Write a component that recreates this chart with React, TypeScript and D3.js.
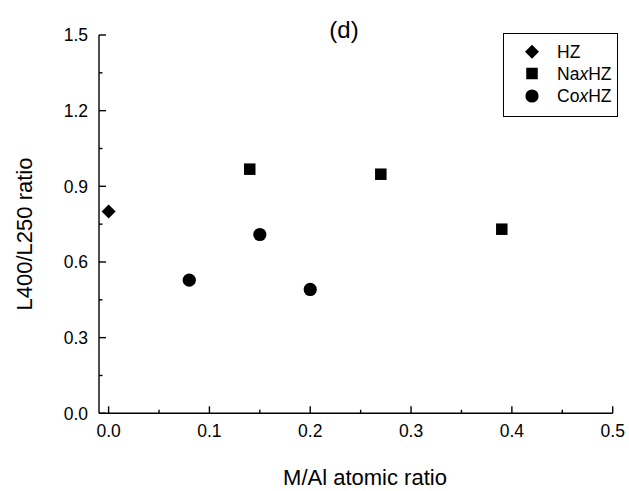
import React from "react";
import * as d3 from "d3";

const hzX = [0.0];
const hzY = [0.8];
const naX = [0.14, 0.27, 0.39];
const naY = [0.968, 0.948, 0.73];
const coX = [0.08, 0.15, 0.2];
const coY = [0.528, 0.709, 0.491];

const xTicks = [0, 0.1, 0.2, 0.3, 0.4, 0.5];
const xMinor = [0.05, 0.15, 0.25, 0.35, 0.45];
const yTicks = [0, 0.3, 0.6, 0.9, 1.2, 1.5];
const yMinor = [0.15, 0.45, 0.75, 1.05, 1.35];

const legendLabels = ["HZ", "NaxHZ", "CoxHZ"];

const W = 629;
const H = 491;
const font = "Liberation Sans, Arial, sans-serif";
const tickFs = 17.5;
const titleFs = 22;

export default function App() {
  const x = d3.scaleLinear().domain([0, 0.5]).range([108.6, 612.7]);
  const y = d3.scaleLinear().domain([0, 1.5]).range([413.3, 35]);
  const axisLeft = 99;
  const axisBottom = y(0);

  const diamondPath = d3.symbol().type(d3.symbolSquare).size(98)() || "";

  const renderMarker = (type: string, cx: number, cy: number, key: string) => {
    if (type === "diamond") {
      return (
        <path key={key} d={diamondPath} transform={`translate(${cx},${cy}) rotate(45)`} fill="#000" />
      );
    }
    if (type === "square") {
      const s = 11.5;
      return <rect key={key} x={cx - s / 2} y={cy - s / 2} width={s} height={s} fill="#000" />;
    }
    return <circle key={key} cx={cx} cy={cy} r={6.6} fill="#000" />;
  };

  const legendTypes = ["diamond", "square", "circle"];
  const legendRows = [51.7, 73.5, 96];

  return (
    <svg width={W} height={H} style={{ position: "absolute", left: 0, top: 0, background: "#fff" }}>
      <rect x={0} y={0} width={W} height={H} fill="#fff" />
      {/* axes */}
      <line x1={axisLeft} y1={y(1.5)} x2={axisLeft} y2={axisBottom} stroke="#000" strokeWidth={1.4} />
      <line x1={axisLeft} y1={axisBottom} x2={x(0.5)} y2={axisBottom} stroke="#000" strokeWidth={1.4} />
      {yTicks.map((t) => (
        <g key={"yt" + t}>
          <line x1={axisLeft} x2={axisLeft + 7} y1={y(t)} y2={y(t)} stroke="#000" strokeWidth={1.4} />
          <text x={88} y={y(t)} dy="0.36em" textAnchor="end" fontFamily={font} fontSize={tickFs}>
            {t.toFixed(1)}
          </text>
        </g>
      ))}
      {yMinor.map((t) => (
        <line key={"ym" + t} x1={axisLeft} x2={axisLeft + 3.5} y1={y(t)} y2={y(t)} stroke="#000" strokeWidth={1.4} />
      ))}
      {xTicks.map((t) => (
        <g key={"xt" + t}>
          <line x1={x(t)} x2={x(t)} y1={axisBottom} y2={axisBottom - 7} stroke="#000" strokeWidth={1.4} />
          <text x={x(t)} y={437} textAnchor="middle" fontFamily={font} fontSize={tickFs}>
            {t.toFixed(1)}
          </text>
        </g>
      ))}
      {xMinor.map((t) => (
        <line key={"xm" + t} x1={x(t)} x2={x(t)} y1={axisBottom} y2={axisBottom - 3.5} stroke="#000" strokeWidth={1.4} />
      ))}
      {/* axis titles */}
      <text x={365} y={485} textAnchor="middle" fontFamily={font} fontSize={titleFs}>
        M/Al atomic ratio
      </text>
      <text
        transform={`translate(31.5,234) rotate(-90)`}
        textAnchor="middle"
        fontFamily={font}
        fontSize={titleFs}
      >
        L400/L250 ratio
      </text>
      <text x={344} y={38} textAnchor="middle" fontFamily={font} fontSize={24}>
        (d)
      </text>
      {/* data */}
      {hzX.map((v, i) => renderMarker("diamond", x(v), y(hzY[i]), "hz" + i))}
      {naX.map((v, i) => renderMarker("square", x(v), y(naY[i]), "na" + i))}
      {coX.map((v, i) => renderMarker("circle", x(v), y(coY[i]), "co" + i))}
      {/* legend */}
      <rect x={503.5} y={33.5} width={114} height={83} fill="#fff" stroke="#000" strokeWidth={1} />
      {legendLabels.map((lab, i) => {
        const ly = legendRows[i];
        const m = lab.match(/^(.*?)(x)(HZ)$/);
        return (
          <g key={"lg" + i}>
            {renderMarker(legendTypes[i], 532, ly, "lm" + i)}
            <text x={557} y={ly} dy="0.36em" fontFamily={font} fontSize={tickFs}>
              {m ? (
                <>
                  {m[1]}
                  <tspan fontStyle="italic">{m[2]}</tspan>
                  {m[3]}
                </>
              ) : (
                lab
              )}
            </text>
          </g>
        );
      })}
    </svg>
  );
}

• • •

=== What needs to be done ===
Which lines above contain "React"? Show each of them.

=== Solution to the exercise ===
Write a component that recreates this chart with React, TypeScript and D3.js.
import React from "react";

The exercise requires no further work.